= Jean-Jacques-Joseph Debillemont =

French musician, composer, conductor and music critic (1824–1879)

Jean-Jacques-Joseph Debillemont (12 December 1824, Dijon – 14 February 1879, Paris), was a 19th-century French musician, both a composer, music critic, and conductor who devoted himself mainly to incidental music (operettas and ballets).

== Biography ==
Having learned the violin at age nine in his hometown, he moved to the capital aged fifteen to join the Conservatoire de Paris. He then continued his training by joining the orchestra of the Opéra-comique and followed lessons of musical composition with Leborne Carafa and thanks to a grant from the General Council of the Côte d'Or.

He founded a chamber music quartet with violinist Jules Mercier (died 1868) and played his first compositions in Dijon (le Renégat, 1849, le Bandolero, 1850, Feu mon oncle, opéra bouffe, 1851, le Joujou) before giving his first works in Paris. His many works include C'était moi, operetta in 1860, Astaroth opéra comique in 1861, la Vipérine operetta in 1866, Napoléon devant les peuples, cantata in 1867, Grand Duc de Matapa opéra bouffe in 1868, le Pantalon de Casimir, one-act operetta in 1873, Le Miroir magique, féerie-ballet in 3 acts, in 1876.

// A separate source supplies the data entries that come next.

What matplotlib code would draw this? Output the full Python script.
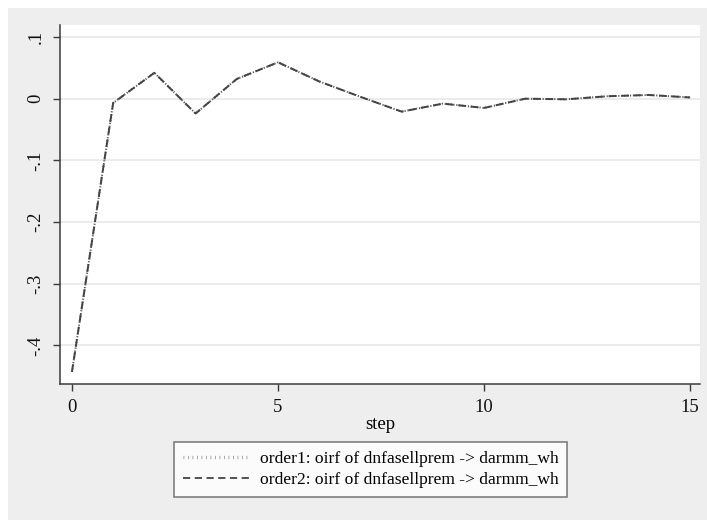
import numpy as np
import matplotlib.pyplot as plt
from matplotlib.patches import Rectangle
from matplotlib.lines import Line2D

steps = np.arange(16)
order1 = [-0.443, -0.007, 0.042, -0.024, 0.032, 0.059, 0.028, 0.003,
          -0.021, -0.008, -0.015, 0.000, -0.001, 0.004, 0.006, 0.002]
order2 = list(order1)

yticks = [0.1, 0.0, -0.1, -0.2, -0.3, -0.4]
ytick_labels = ['.1', '0', '-.1', '-.2', '-.3', '-.4']
xticks = [0, 5, 10, 15]
labels = ['order1: oirf of dnfasellprem -> darmm_wh',
          'order2: oirf of dnfasellprem -> darmm_wh']

plt.rcParams['font.family'] = ['Liberation Serif', 'DejaVu Serif']
dark = '#3a3a3a'
bg = '#eeeeee'

fig = plt.figure(figsize=(7.07, 5.2), dpi=100)
fig.patch.set_facecolor('white')
fig.patches.append(Rectangle((8 / 707, 0), 1, 1 - 8 / 520, transform=fig.transFigure,
                             facecolor=bg, edgecolor='none', zorder=-10))

ax = fig.add_axes([60 / 707, 1 - 384 / 520, 640 / 707, 359 / 520])
ax.set_facecolor('white')

ax.plot(steps, order1, color='#555555', lw=1.4, linestyle=(0, (0.6, 0.9)), zorder=3)
ax.plot(steps, order2, color='#444444', lw=1.4, linestyle=(0, (4, 2.5)), zorder=4)

ax.set_xlim(-0.29, 15.24)
ax.set_ylim(-0.4627, 0.1195)
ax.set_yticks(yticks)
ax.set_yticklabels(ytick_labels, rotation=90, va='center')
ax.set_xticks(xticks)
ax.grid(axis='y', color='#e8e8e8', lw=1.2)
ax.set_axisbelow(True)

for s in ['top', 'right']:
    ax.spines[s].set_visible(False)
for s in ['left', 'bottom']:
    ax.spines[s].set_color(dark)
    ax.spines[s].set_linewidth(1.1)
ax.tick_params(direction='out', length=5, width=1, color=dark, labelsize=13.5,
               labelcolor='#111111', pad=6)
ax.set_xlabel('step', fontsize=13.5, labelpad=0)

handles = [Line2D([], [], color='#999999', lw=2.4, linestyle=(0, (0.25, 1.1))),
           Line2D([], [], color='#444444', lw=1.3, linestyle=(0, (4, 2.5)))]
leg = fig.legend(handles, labels, loc='center', bbox_to_anchor=(370.5 / 707, 1 - 469.5 / 520),
                 fontsize=12.6, frameon=True, fancybox=False, handlelength=3.8,
                 handletextpad=0.6, borderpad=0.5, labelspacing=0.3)
leg.get_frame().set_edgecolor('#555555')
leg.get_frame().set_linewidth(1.1)
leg.get_frame().set_facecolor('white')

fig.savefig('out.png', dpi=100, facecolor=fig.get_facecolor())
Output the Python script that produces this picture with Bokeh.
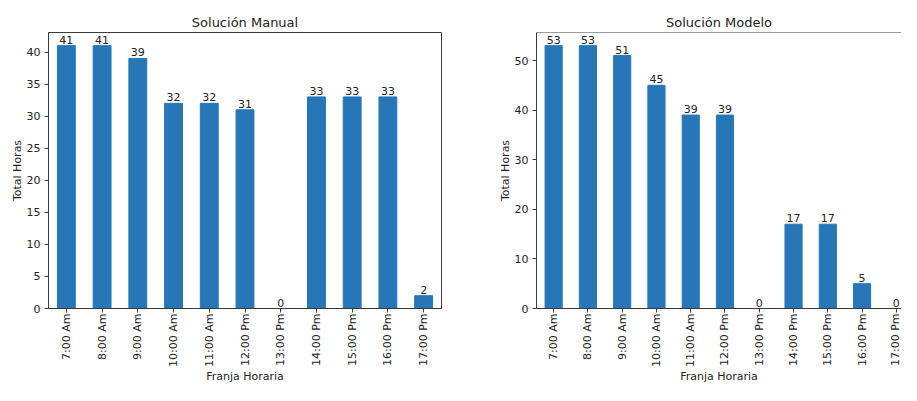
import math
from bokeh.plotting import figure
from bokeh.layouts import row
from bokeh.models import Range1d, FixedTicker, SingleIntervalTicker, Span, ColumnDataSource
from bokeh.embed import file_html
from bokeh.resources import INLINE

# ---- data ----
franjas = ["7:00 Am", "8:00 Am", "9:00 Am", "10:00 Am", "11:00 Am", "12:00 Pm",
           "13:00 Pm", "14:00 Pm", "15:00 Pm", "16:00 Pm", "17:00 Pm"]
horas_manual = [41, 41, 39, 32, 32, 31, 0, 33, 33, 33, 2]
horas_modelo = [53, 53, 51, 45, 39, 39, 0, 17, 17, 5, 0]
titulo_manual = "Solución Manual"
titulo_modelo = "Solución Modelo"
xlabel = "Franja Horaria"
ylabel = "Total Horas"

FONT = "DejaVu Sans"
BAR = "#2676b8"
AX = "#3a3a3a"
TXT = "#222222"


def make_fig(title, vals, width, min_left, min_right, x_end, y_step, outline):
    idx = list(range(len(franjas)))
    src = ColumnDataSource(dict(x=idx, top=vals, lab=[str(v) for v in vals]))
    ymax = max(vals) * 1.05
    p = figure(width=width, height=385, output_backend="svg", toolbar_location=None,
               x_range=Range1d(-0.5, x_end), y_range=Range1d(0, ymax),
               min_border_left=min_left, min_border_right=min_right,
               min_border_top=32, min_border_bottom=60)
    p.vbar(x="x", top="top", width=0.5, source=src, fill_color=BAR, line_color=BAR)
    p.text(x="x", y="top", text="lab", source=src, text_align="center",
           text_baseline="bottom", text_font_size="11px", text_color=TXT,
           text_font={"value": FONT}, y_offset=-2)
    p.grid.visible = False
    p.title.text = title
    p.title.align = "center"
    p.title.text_font = FONT
    p.title.text_font_size = "13px"
    p.title.text_font_style = "normal"
    p.title.text_color = TXT
    p.title.standoff = 6
    if outline:
        p.outline_line_color = AX
        p.outline_line_width = 1
        p.outline_line_alpha = 1
    else:
        p.outline_line_color = None
        p.add_layout(Span(location=ymax, dimension="width", line_color=AX, line_width=1))

    xa = p.xaxis[0]
    xa.ticker = FixedTicker(ticks=idx)
    xa.major_label_overrides = {i: f for i, f in zip(idx, franjas)}
    xa.major_label_orientation = math.pi / 2
    xa.axis_label = xlabel
    xa.axis_label_standoff = 0
    xa.major_label_standoff = 1
    ya = p.yaxis[0]
    ya.ticker = SingleIntervalTicker(interval=y_step)
    ya.axis_label = ylabel
    ya.axis_label_standoff = 0
    ya.major_label_standoff = 4
    for a in (xa, ya):
        a.minor_tick_line_color = None
        a.major_tick_in = 0
        a.major_tick_out = 4
        a.major_tick_line_color = AX
        a.axis_line_color = AX
        a.major_label_text_font = FONT
        a.major_label_text_font_size = "11px"
        a.major_label_text_color = TXT
        a.axis_label_text_font = FONT
        a.axis_label_text_font_size = "11px"
        a.axis_label_text_font_style = "normal"
        a.axis_label_text_color = TXT
    return p


p1 = make_fig(titulo_manual, horas_manual, 488, 48, 47, 10.5, 5, True)
p2 = make_fig(titulo_modelo, horas_modelo, 413, 48, 0, 10.15, 10, False)

layout = row(p1, p2)
open("out.html", "w").write(file_html(layout, INLINE))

His works, especially his opéras comiques, had some success. François-Joseph Fétis said about the premiere of the Grand-duc de Matapa, 16 November 1868 at the Théâtre des Menus-plaisirs: "the music of Mr. Debillemont pleasantly caresses the ear. It is cheerful, as befits an opéra comique score, but never stops being fine and distinguished". But his compositions sometimes encounter reluctance as that of Felix Clement in his Dictionnaire des opéras, supplément, 1872 à propos La Revanche de Candaule, opéra comique in one act presented in 1869: "Everything is grotesque in this little work. [...] The music offered nothing salient."

Alongside his composing activity, around 1865, Debillemont headed the orchestra of the Société des Beaux-Arts, before directing the orchestra of the Opéra Comique at the Théâtre de la Porte Saint-Martin. He was also responsible for music critic columns in various newspapers such as L'élu du peuple in Dijon or la Revue et gazette des théâtres in Paris.

Jean-Jacques Debillemont also participated in various theater projects such as stage adaptations of works by Jules Verne like Le Tour du monde en 80 jours, play in 5 acts and one prologue (15 tableaux) premiered in Paris at the Théâtre de la Porte-Saint-Martin, 7 November 1874, text by MM. Adolphe d'Ennery and Jules Verne, or Les Enfants du capitaine Grant in 1879.